El registro es una mujer que se presenta un día y dice que mientras
dormía la Virgen le dictó letra por letra una oración. «Quiero
registrarla», pide. El encargado se ciñe al protocolo, echa un
vistazo y le pregunta el nombre. «¿Para qué?», dice ella. «Para
el registro, señora». La mujer dice que no, que no quiere figurar
como autora. «La autora es la Virgen», se ufana. El encargado
tiene un breve momento de desconcierto, muy breve; y sigue,
imperturbable, con el protocolo. «Muy bien, señora, pues tendrá que
traerme el DNI de la Virgen, y fotocopia del DNI de la Virgen...»
El registro es un señor que acaba de terminar un tratado extenso sobre
las fuentes naturales de Catalunya, que acude una mañana al edificio de
la calle de Muntaner y que a cada pregunta que le hacen responde en
plural. «Fuimos... hicimos... descubrimos...». El funcionario de
turno entiende que es un trabajo a cuatro manos, y sí: el señor apunta
otro nombre: Misti. «¿Misti?», pregunta el funcionario. Misti es
un perro. El señor dice que sin su perro no habría hecho nada, que fue
su mascota la que lo llevó a esas fuentes y que no quiere robarle el
crédito. Cuando el encargado, incómodo, le explica que no puede hacerlo,
el hombre simplemente se levanta y se va.
El registro son las
mujeres maltratadas que escriben la historia de sus maltratos y vienen a
inscribirla con seudónimo. Por miedo.
Escritura por depresión
El
registro es un lugar de personajes fijos y recurrentes, hombres y
mujeres que a fuerza de registrar terminan por hacerse de la casa.
Asiduos. «Hay un señor, Santi –dice un funcionario–, que viene
al menos tres veses al mes. Sufre de depresión y la psicóloga le
recomendó que escribiera. Como terapia. Que lo escupiera todo con la
escritura. Es un señor mayor y está escribiendo todo el tiempo y cada
rato viene aquí a registrar sus cosas. Claro que cuando está muy
deprimido pasa una temporada sin que le veamos la cara».
El
registro –la oficina de Barcelona– fue inaugurado en 1996, y la primera
obra inscrita fue L’Atlàntida, de Jacint Verdaguer. Memoria de
mis putas tristes, de García Márquez, también está registrada aquí.
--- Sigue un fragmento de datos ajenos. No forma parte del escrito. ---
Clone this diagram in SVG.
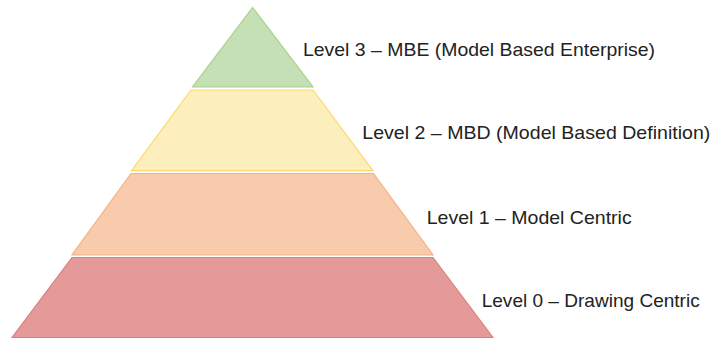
<svg xmlns="http://www.w3.org/2000/svg" width="716" height="338" viewBox="0 0 716 338">
<style>
.lbl{font-family:"Liberation Sans","Noto Sans",Arial,sans-serif;font-size:19px;fill:#222222}
.band{stroke-width:1.2;stroke-linejoin:miter}
</style>
<rect width="716" height="338" fill="#ffffff"/>
<g id="level3">
<polygon class="band" points="252.6,7.5 313,87 192.5,87" fill="#c5e0b4" stroke="#a9d18e"/>
<text class="lbl" x="303" y="55.5" textLength="352" lengthAdjust="spacingAndGlyphs">Level 3 – MBE (Model Based Enterprise)</text>
</g>
<g id="level2">
<polygon class="band" points="191,90 313,90 373,170.7 131.5,170.7" fill="#fdefbd" stroke="#ffd966"/>
<text class="lbl" x="362.3" y="138.5" textLength="348" lengthAdjust="spacingAndGlyphs">Level 2 – MBD (Model Based Definition)</text>
</g>
<g id="level1">
<polygon class="band" points="131,173.5 373.5,173.5 433,255 72,255" fill="#f8cbad" stroke="#f4b183"/>
<text class="lbl" x="426.7" y="223.5" textLength="205" lengthAdjust="spacingAndGlyphs">Level 1 – Model Centric</text>
</g>
<g id="level0">
<polygon class="band" points="72,257.5 433,257.5 493,337.5 12,337.5" fill="#e59a9a" stroke="#d98080"/>
<text class="lbl" x="481.7" y="307" textLength="218" lengthAdjust="spacingAndGlyphs">Level 0 – Drawing Centric</text>
</g>
<g id="connectors"></g>
</svg>
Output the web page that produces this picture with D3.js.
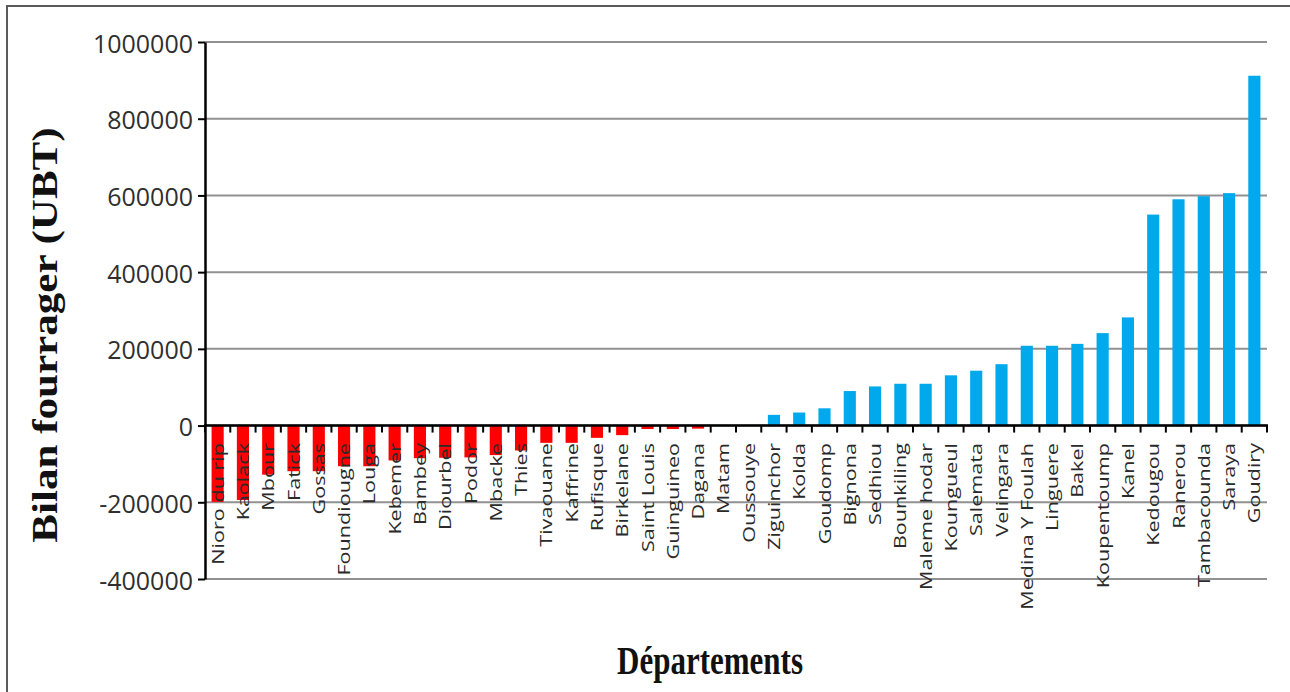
<!DOCTYPE html>
<html>
<head>
<meta charset="utf-8">
<script src="https://cdn.jsdelivr.net/npm/d3@7"></script>
<style>
  html, body { margin: 0; padding: 0; background: #fff; }
  svg { display: block; }
</style>
</head>
<body>
<svg id="chart" width="1290" height="692"></svg>
<script>
// Bilan fourrager par département (UBT)
const departements = [
  "Nioro du rip", "Kaolack", "Mbour", "Fatick", "Gossas", "Foundiougne", "Louga",
  "Kebemer", "Bambey", "Diourbel", "Podor", "Mbacke", "Thies", "Tivaouane",
  "Kaffrine", "Rufisque", "Birkelane", "Saint Louis", "Guinguineo", "Dagana",
  "Matam", "Oussouye", "Ziguinchor", "Kolda", "Goudomp", "Bignona", "Sedhiou",
  "Bounkiling", "Maleme hodar", "Koungueul", "Salemata", "Velingara",
  "Medina Y Foulah", "Linguere", "Bakel", "Koupentoump", "Kanel", "Kedougou",
  "Ranerou", "Tambacounda", "Saraya", "Goudiry"
];
const bilan = [
  -199000, -194000, -128000, -119000, -119000, -106000, -106000,
  -91000, -85000, -84000, -83000, -77000, -65000, -45000,
  -45000, -32000, -25000, -9000, -9000, -8000,
  -1000, 1000, 28000, 34000, 45000, 90000, 102000,
  109000, 109000, 131000, 143000, 160000,
  208000, 208000, 213000, 241000, 282000, 550000,
  590000, 598000, 606000, 912000
];
const yTicks = [-400000, -200000, 0, 200000, 400000, 600000, 800000, 1000000];

const svg = d3.select("#chart");
const W = 1290, H = 692;
const stretch = 1.27;

svg.append("rect").attr("width", W).attr("height", H).attr("fill", "#fff");

// outer frame (top and left edges)
svg.append("path")
  .attr("d", `M7,${H} L7,6 L${W},6`)
  .attr("fill", "none").attr("stroke", "#5a5a5a").attr("stroke-width", 2);

const x = d3.scaleBand().domain(departements).range([205, 1267])
  .paddingInner(0.52).paddingOuter(0.26);
const y = d3.scaleLinear().domain([-400000, 1000000]).range([579, 42]);

// gridlines
svg.append("g").selectAll("line").data(yTicks).join("line")
  .attr("x1", 205).attr("x2", 1267)
  .attr("y1", d => y(d)).attr("y2", d => y(d))
  .attr("stroke", "#919191").attr("stroke-width", 2);

// bars
svg.append("g").selectAll("rect").data(departements).join("rect")
  .attr("x", d => x(d))
  .attr("width", x.bandwidth())
  .attr("y", (d, i) => y(Math.max(0, bilan[i])))
  .attr("height", (d, i) => Math.abs(y(bilan[i]) - y(0)))
  .attr("fill", (d, i) => bilan[i] < 0 ? "#ff0000" : "#00a8ec");

// y axis
const yAxis = svg.append("g").attr("transform", "translate(205,0)")
  .call(d3.axisLeft(y).tickValues(yTicks).tickFormat(d => String(d)).tickSize(7).tickSizeOuter(0));
yAxis.select(".domain").attr("stroke", "#000").attr("stroke-width", 2.5);
yAxis.selectAll(".tick line").attr("stroke", "#000").attr("stroke-width", 2);
yAxis.selectAll(".tick text")
  .attr("font-family", "'Open Sans', sans-serif").attr("font-size", 25)
  .attr("fill", "#2f2f2f").attr("x", -12).attr("dy", null)
  .attr("dominant-baseline", "central");

// x axis (zero line) with ticks at category boundaries
const step = x.step();
const bounds = departements.map(d => x(d) - (step - x.bandwidth()) / 2);
bounds.push(bounds[bounds.length - 1] + step);
svg.append("g").selectAll("line").data(bounds).join("line")
  .attr("x1", d => d).attr("x2", d => d)
  .attr("y1", y(0)).attr("y2", y(0) + 7)
  .attr("stroke", "#000").attr("stroke-width", 2);
svg.append("line")
  .attr("x1", 204).attr("x2", 1268).attr("y1", y(0)).attr("y2", y(0))
  .attr("stroke", "#000").attr("stroke-width", 2.5);

// category labels, rotated
const labels = svg.append("g").selectAll("text").data(departements).join("text")
  .attr("transform", d => `translate(${x(d) + x.bandwidth() / 2 + 6},443) rotate(-90)`)
  .attr("text-anchor", "end")
  .attr("font-family", "'Open Sans', sans-serif").attr("font-size", 17)
  .attr("fill", "#2a2a2a")
  .text(d => d);
labels.each(function () {
  const len = this.getComputedTextLength();
  d3.select(this).attr("textLength", len * stretch).attr("lengthAdjust", "spacingAndGlyphs");
});

// axis titles
const yTitle = svg.append("text")
  .attr("transform", "translate(57,335) rotate(-90)")
  .attr("text-anchor", "middle")
  .attr("font-family", "'Liberation Serif', 'Times New Roman', serif")
  .attr("font-weight", "bold").attr("font-size", 35).attr("fill", "#111")
  .text("Bilan fourrager (UBT)");
yTitle.each(function () {
  const len = this.getComputedTextLength();
  d3.select(this).attr("textLength", len * 1.23).attr("lengthAdjust", "spacingAndGlyphs");
});

svg.append("text")
  .attr("transform", `translate(710,674) scale(1,${stretch})`)
  .attr("text-anchor", "middle")
  .attr("font-family", "'Liberation Serif', 'Times New Roman', serif")
  .attr("font-weight", "bold").attr("font-size", 31).attr("fill", "#111")
  .text("Départements");
</script>
</body>
</html>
Los empleados cuentan que Vásquez Montalbán solía venir en persona cada
vez que terminaba un trabajo, pero enseguida dicen que el que más viene
es el ciudadano de a pie; anónimos con una carpeta bajo el brazo.
«Una
vez vino una colombiana, decía que quería registrar una postura sexual.
A veces pasan esas cosas. Decía que era muy original, y al parecer
pretendía que cualquiera que hiciera esa postura le pagara. Pero encima
no traía nada, ni una descripción escrita ni un dibujo, nada de nada. No
le preguntamos cómo quería enseñarnos la postura, pero nos quedamos
pensando».
Y ríen.
El registro, en resumen, es un lugar con
un halo extraño. Ofrece un servicio concreto y recibe por regla
peticiones concretas, pero también es el receptáculo de cierta locura,
de cierto íntimo desquiciamiento: alguien que quiere registrar el Padre
Nuestro, por ejemplo. Al registro van los artistas, o los que quieren
serlo, pero también van los ciudadanos sin lógica; y los que sufren y
escriben sufriendo y escriben sobre lo que sufren: las víctimas de un
crimen, por ejemplo. «Ocurre mucho –explica un funcionario–. O
bien les pasó algo o bien vieron algo en la calle o presenciaron algo
que le pasó a un familiar y quieren escribirlo, y una vez que lo han
escrito no quieren que nadie les robe la idea y vienen aquí».
Al
registro fue una mañana una señora mayor. Vivía sola con su madre. Se
había aficionado a un programa infantil, Doraemon, y decía, aseguraba,
juraba que los personajes copiaban las conversaciones que sostenía con
su madre. Que con quién había que hablar.